The issue has not yet received any notable political scrutiny in Manchester. However, the trend means only one city centre development is understood to currently offer Help to Buy: the 124-flat Murrays’ Mills in Ancoats, which is being delivered by Manchester Life – a joint venture between Manchester City Council and Abu Dhabi United Group.

This shows government schemes to help people get on the housing ladder have not been working in the city.

Heatley admits that initial interest may not translate into sales, but a survey of 500 local residents found 76% believe it is hard to buy a flat in the city centre, despite the fact that 6,963 homes were under construction in January 2017, compared to 2,982 the previous year, according to Deloitte Real Estate’s Crane Survey.

Capital & Centric wants to fill the gap. “It seemed to us that everybody was doing the same thing, selling it off plan, which understandably has a place.
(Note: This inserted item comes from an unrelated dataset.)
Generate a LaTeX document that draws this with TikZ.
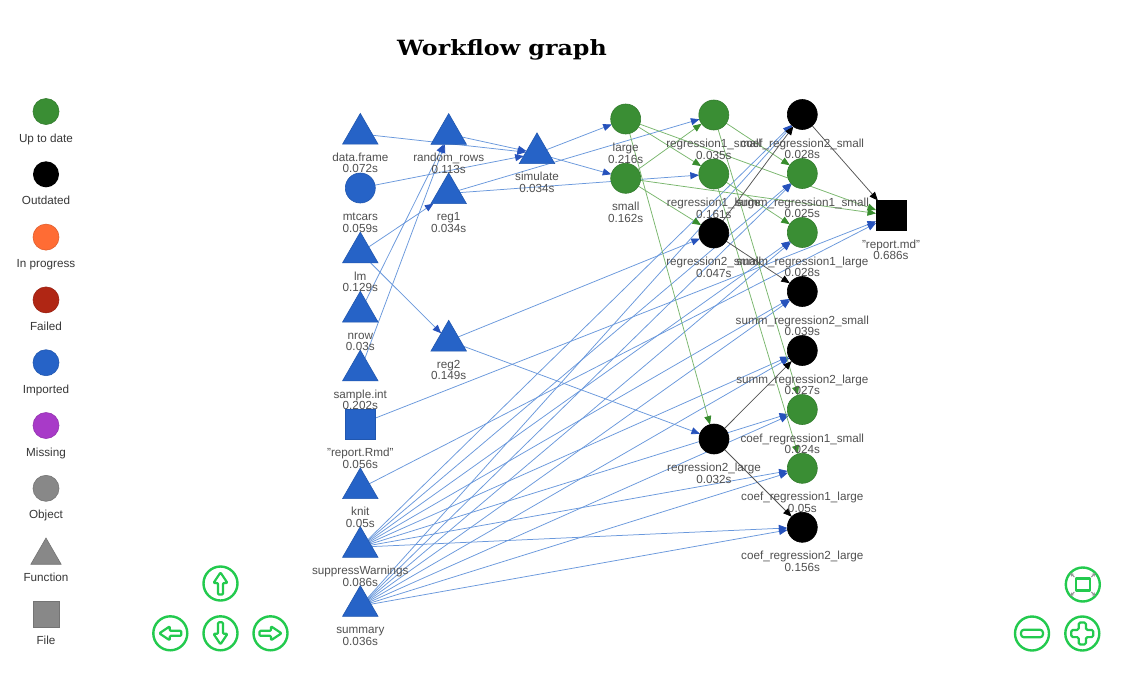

There’s demand for it and it works as a developer,” says Heatley. “But where we can, we always try and avoid competition by doing the opposite of what the competition is doing.”

Scheme viability

Heatley says one of the national agents they considered instructing to sell the flats was “furious” with their decision to sell exclusively to owner occupiers.

“For them, it’s disrupting their business model which is, ‘We take them away, we sell 200 over the course of a week or two, we come back, we collect our fee and move on to the next one,’” he says.

“So, they weren’t at all happy with our approach, which obviously requires a lot more work and a lot more effort. You have to get involved with 200 apartments, with 200 life stories with people – what journey they’ve come on, why they want to be here.”

Savills’ associate director of residential development sales, Jamie Adam, agrees there is a problem with local people being able to access city centre homes and says he advises developers to hold back a number of flats to local people where possible.

However, he also says there is a need to sell off plan to enable viability for many schemes. 

“The nature of quite a few of the larger schemes in Manchester is that they are long term major projects,” he says. “By their very nature, because they’re high rise, they have to be bought up in one go. There just isn’t an opportunity in a lot of them to phase them because it’s not cost effective to do so. Understandably, developers would take those reservations from an overseas buyer or a UK investor, early doors if they could do.”